To create PIDs and enter the metadata in public KGs such as wikidata acronyms look like a promising tool for disambiguation (as has been proven by the Work of Simon Cobb using OpenRefine ...)
Given a piece of natural language text (and it's context) and a semi structure corpus of digital traces of scientific communication assembled from different sources we'd like to perform a two step process:
- Assert whether the text (char string) is an acronym for some (1 or more) event or event series (likelihood)
- Map the acronym to the knowledge graph of proceedings/events/eventseries
Common Sense Assumptions / Situation
(under the assumption there is a common sense ..)
- An acronym such a ISWC identifies one or more scientific events series (Semantic Web / Wearable computing)
- Typically an acronym/year combination is used to identify installments of such events e.g. ISWC 2022 / ESWC 2022 / Semantic' 2023
- The referencing of such events is done using these acronyms during the whole lifecycle:
- announcements are done via e.g. http//iswc.2022.org
- CFPs are done using e.g. ISWC 2023 / ISWC in the title/metadata of the cfp
- indexing is done using the acronyms e.g. in dblp / TIBKat/Wikidata
- citations are done e.g. using citation "Proceedings ISWC 2022, pp. 153-159 ...)
- PIDs are not common yet
Ideal Idea of digitization of this realm
- In an ideal world there we would be a KG that represents the entities: Proceedings, Event an EventSeries and mostly allows to interlink them by acronyms, with some exceptions where acronyms are ambiguous and disambiguation via other metadata is necessary - ideally a PID is available for each entity type to avoid the disambiguation need.
Approach
Resource bounded data cleaning, disambiguation and knowledge graph extraction.

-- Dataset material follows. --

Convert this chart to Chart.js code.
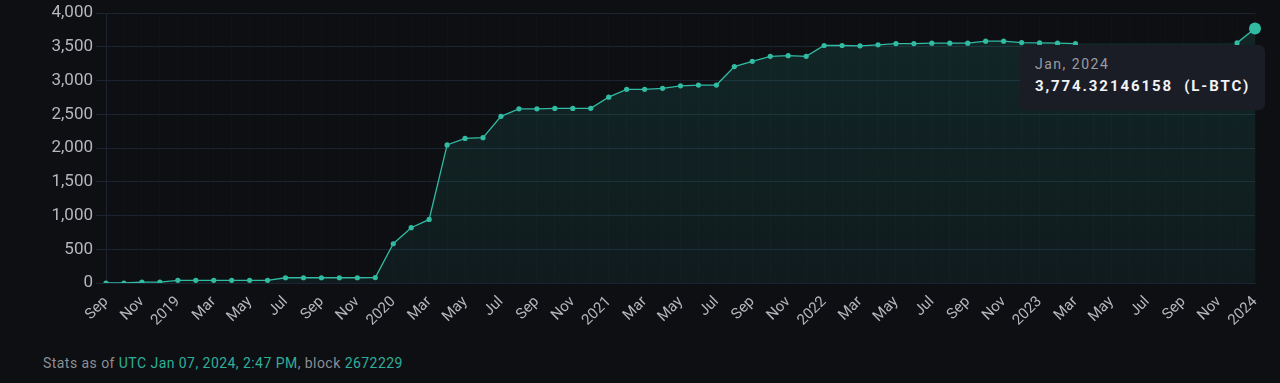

Maximizing the "overall" effort/result ratio is the goal. Please note that the effort to maximize the effort/result ratio is part of the effort.

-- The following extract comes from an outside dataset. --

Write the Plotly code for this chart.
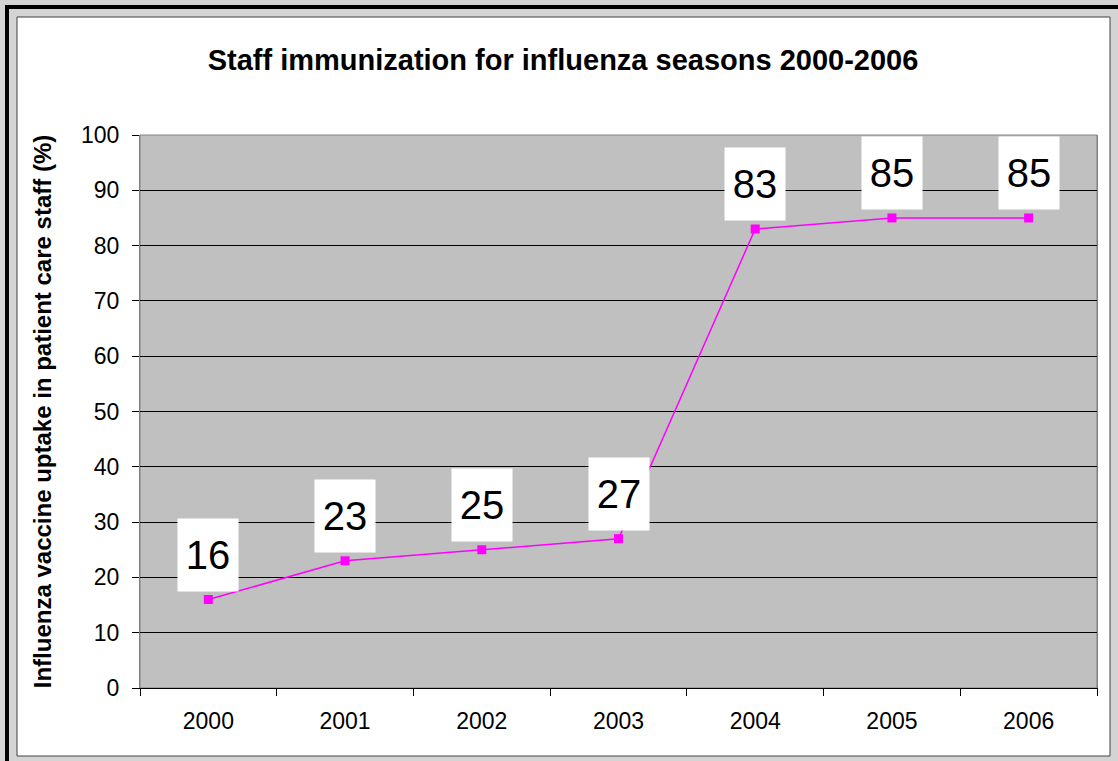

Assumption: separating the input data into standard cases, corner cases and exotic cases according to a Zipfian / longtail / pareto distribution allows to simplify the necessary formalization avoid accidential complexity and get to a better effort/result ratio.
Research questions
- What do acronyms for scientific events and event series look like and how formal can they be described?
- How well do acronyms disambiguate scientific events and event series?
- How well is the acronym information curated in metadata sources for events and event series
- How well are acronyms used in citations of scientific events and event series?
- Acronym checker - does the Acronym fit the long version ...
Method
See Approach ...
What do acronyms for scientific events and event series look like and how formal can they be described?
- Try regular expressions see Acronym_-_Regular_Expressions
- Check length histograms see https://github.com/WolfgangFahl/ConferenceCorpus/blob/main/tests/testAcronymCategory.py
Results
What do acronyms look like
Length distribution
WikiCFP
Standard case
60% of all WikiCFP acronyms extracted are matching the regular expression
[A-Z]+\s*[12][0-9]{3}
e.g. ISWC 2012
43990/73731 ( 59.7%) matches for [A-Z]+\s*[12][0-9]{3} 654/43989 ( 1.5%) year different
Corner cases
long acronyms tend to indicate the extraction has not worked or there is some other issue with the acronym such as indicating a joint / colocated situation
SELECT acronym
FROM "event_wikicfp"
where length(acronym)=40
The acroynm entries with a length of 40 are mostly not acronyms ...
... Political Theology Agenda Symposium 2010 Knowledge Engineering Special Issue 2010 CFP MapReduce Special Issue of CCPE 2010 AOSD - Student Research Competition 2011 special session for Wireless VITAE 2011 Political Theology Agenda Symposium 2011 12th EANN / 7th AIAI Joint Congress 2011 ...
Exotic cases / Outliers
There is only one entry in wikicfp where the extracted acronym was longer than 50 chars.
SELECT acronym,url
FROM "event_wikicfp"
where length(acronym)>50
call for chapters - images of female aggression 2016 http://www.wikicfp.com/cfp/servlet/event.showcfp?eventid=52302
This is not a call for papers for scientific events at all.